> [Job]
Find the string "this" and gather every line that holds it.
----
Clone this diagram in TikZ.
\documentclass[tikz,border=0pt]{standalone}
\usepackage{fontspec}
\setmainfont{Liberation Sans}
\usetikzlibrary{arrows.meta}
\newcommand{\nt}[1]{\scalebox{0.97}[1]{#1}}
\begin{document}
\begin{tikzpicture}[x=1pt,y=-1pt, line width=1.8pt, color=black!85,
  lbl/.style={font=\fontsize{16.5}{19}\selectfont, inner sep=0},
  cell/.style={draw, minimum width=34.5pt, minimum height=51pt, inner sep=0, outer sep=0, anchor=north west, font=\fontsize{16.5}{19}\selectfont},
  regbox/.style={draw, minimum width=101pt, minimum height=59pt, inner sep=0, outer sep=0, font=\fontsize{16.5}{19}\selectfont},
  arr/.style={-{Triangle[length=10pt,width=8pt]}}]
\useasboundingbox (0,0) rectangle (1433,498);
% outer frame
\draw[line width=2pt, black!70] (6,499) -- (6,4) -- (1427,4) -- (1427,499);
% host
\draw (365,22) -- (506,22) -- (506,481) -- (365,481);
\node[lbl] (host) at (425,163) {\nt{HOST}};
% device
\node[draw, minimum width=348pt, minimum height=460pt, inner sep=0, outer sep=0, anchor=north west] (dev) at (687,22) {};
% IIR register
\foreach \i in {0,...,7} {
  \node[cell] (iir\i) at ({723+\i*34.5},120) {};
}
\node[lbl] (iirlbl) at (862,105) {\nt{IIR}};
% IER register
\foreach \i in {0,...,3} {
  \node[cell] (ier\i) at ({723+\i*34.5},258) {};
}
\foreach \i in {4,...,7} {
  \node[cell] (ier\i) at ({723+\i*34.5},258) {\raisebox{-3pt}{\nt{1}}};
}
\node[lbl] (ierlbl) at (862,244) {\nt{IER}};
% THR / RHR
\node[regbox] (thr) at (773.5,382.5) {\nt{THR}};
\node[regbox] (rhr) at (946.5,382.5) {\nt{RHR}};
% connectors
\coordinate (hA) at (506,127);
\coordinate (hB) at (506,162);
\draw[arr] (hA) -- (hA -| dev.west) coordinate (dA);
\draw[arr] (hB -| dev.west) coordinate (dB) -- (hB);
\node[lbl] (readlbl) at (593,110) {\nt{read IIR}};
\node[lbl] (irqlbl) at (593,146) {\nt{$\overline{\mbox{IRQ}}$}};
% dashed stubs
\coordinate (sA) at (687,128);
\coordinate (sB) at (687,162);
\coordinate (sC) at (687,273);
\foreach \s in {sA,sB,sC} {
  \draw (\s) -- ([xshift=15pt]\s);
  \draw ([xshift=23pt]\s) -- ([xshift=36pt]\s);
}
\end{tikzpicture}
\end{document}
----
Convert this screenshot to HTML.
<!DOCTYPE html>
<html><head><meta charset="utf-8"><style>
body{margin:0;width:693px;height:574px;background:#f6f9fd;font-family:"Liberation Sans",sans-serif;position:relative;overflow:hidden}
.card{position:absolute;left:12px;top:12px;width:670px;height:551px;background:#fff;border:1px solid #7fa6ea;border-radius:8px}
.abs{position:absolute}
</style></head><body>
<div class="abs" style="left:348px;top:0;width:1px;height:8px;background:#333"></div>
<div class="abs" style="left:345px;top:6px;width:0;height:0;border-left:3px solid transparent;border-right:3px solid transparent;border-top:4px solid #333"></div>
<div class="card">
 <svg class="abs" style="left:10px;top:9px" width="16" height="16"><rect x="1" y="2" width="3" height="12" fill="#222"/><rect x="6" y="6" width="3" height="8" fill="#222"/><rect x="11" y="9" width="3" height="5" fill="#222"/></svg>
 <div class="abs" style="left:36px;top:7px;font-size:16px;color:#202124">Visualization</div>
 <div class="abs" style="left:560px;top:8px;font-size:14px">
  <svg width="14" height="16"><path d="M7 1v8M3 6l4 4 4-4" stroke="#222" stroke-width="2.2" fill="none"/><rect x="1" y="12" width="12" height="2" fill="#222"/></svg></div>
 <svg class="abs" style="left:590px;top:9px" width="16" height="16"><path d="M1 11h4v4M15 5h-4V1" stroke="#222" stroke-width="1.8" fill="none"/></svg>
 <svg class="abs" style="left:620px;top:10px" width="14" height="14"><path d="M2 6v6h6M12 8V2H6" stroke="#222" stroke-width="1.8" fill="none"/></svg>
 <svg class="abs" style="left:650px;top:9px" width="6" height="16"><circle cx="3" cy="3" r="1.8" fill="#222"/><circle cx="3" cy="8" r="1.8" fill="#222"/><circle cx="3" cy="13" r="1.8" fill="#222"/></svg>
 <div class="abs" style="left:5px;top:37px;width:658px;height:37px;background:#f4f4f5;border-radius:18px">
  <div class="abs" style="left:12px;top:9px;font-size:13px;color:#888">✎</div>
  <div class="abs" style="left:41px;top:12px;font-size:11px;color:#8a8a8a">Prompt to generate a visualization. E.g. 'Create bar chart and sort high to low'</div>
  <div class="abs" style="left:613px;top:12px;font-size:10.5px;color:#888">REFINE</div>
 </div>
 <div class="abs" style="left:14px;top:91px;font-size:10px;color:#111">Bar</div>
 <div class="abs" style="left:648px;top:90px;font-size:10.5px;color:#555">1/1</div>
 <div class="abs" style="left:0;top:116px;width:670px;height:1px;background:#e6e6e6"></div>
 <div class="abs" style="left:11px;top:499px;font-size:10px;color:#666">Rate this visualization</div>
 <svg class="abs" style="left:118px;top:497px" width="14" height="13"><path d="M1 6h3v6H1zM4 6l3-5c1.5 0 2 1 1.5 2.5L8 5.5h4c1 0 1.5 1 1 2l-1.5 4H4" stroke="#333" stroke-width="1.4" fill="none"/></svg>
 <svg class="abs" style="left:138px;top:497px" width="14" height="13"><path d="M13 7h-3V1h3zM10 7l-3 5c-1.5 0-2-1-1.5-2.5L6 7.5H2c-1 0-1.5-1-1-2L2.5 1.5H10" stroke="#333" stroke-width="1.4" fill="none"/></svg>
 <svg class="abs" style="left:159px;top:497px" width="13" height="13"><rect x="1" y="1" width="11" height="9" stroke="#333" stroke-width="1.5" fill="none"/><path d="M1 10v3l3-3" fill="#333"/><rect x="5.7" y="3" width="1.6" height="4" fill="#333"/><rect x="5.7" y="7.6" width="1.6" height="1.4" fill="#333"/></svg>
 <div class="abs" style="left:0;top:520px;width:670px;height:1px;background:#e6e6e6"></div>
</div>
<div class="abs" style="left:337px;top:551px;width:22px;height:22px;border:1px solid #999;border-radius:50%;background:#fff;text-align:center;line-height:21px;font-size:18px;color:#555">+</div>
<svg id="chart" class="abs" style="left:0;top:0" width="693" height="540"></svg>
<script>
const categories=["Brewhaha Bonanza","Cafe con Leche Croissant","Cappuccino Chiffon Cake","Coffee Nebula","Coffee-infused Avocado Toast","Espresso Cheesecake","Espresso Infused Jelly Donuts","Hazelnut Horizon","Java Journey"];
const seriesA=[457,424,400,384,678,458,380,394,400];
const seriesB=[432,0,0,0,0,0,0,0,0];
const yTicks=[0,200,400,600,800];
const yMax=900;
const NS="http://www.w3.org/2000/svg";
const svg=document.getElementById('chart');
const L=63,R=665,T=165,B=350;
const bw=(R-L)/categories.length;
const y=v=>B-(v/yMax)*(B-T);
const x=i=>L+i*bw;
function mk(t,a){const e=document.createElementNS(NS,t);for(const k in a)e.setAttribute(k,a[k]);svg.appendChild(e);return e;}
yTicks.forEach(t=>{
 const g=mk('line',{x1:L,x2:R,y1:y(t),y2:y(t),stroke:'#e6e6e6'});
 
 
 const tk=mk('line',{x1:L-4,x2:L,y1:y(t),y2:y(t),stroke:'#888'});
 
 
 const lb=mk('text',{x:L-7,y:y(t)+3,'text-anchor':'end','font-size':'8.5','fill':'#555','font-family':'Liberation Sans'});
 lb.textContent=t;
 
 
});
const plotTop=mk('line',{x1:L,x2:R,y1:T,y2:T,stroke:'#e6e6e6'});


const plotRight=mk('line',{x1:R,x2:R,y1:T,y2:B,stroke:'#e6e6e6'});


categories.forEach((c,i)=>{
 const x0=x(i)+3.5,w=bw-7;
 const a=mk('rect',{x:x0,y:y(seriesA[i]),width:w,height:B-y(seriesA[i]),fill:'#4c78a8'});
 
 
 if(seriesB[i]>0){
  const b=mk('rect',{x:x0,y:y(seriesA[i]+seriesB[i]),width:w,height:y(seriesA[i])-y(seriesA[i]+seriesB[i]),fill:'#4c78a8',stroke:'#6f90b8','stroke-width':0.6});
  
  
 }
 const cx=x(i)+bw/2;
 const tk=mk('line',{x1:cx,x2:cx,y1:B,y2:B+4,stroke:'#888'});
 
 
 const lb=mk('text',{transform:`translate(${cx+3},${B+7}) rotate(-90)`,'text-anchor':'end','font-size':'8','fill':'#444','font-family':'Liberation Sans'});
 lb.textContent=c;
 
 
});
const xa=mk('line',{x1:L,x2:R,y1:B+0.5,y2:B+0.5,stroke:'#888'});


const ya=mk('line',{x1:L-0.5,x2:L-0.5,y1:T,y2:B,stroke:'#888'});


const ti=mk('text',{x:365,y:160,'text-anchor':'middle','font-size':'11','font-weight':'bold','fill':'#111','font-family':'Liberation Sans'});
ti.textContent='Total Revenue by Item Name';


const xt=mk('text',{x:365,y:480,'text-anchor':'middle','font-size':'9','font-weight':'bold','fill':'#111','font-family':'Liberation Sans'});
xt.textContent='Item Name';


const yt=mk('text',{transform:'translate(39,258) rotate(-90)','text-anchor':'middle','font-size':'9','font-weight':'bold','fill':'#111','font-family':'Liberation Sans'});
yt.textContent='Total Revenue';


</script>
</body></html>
----
> [Reply to the exercise]
Clone this diagram in TikZ.
Convert this screenshot to HTML.
 <div class="abs" style="left:11px;top:499px;font-size:10px;color:#666">Rate this visualization</div>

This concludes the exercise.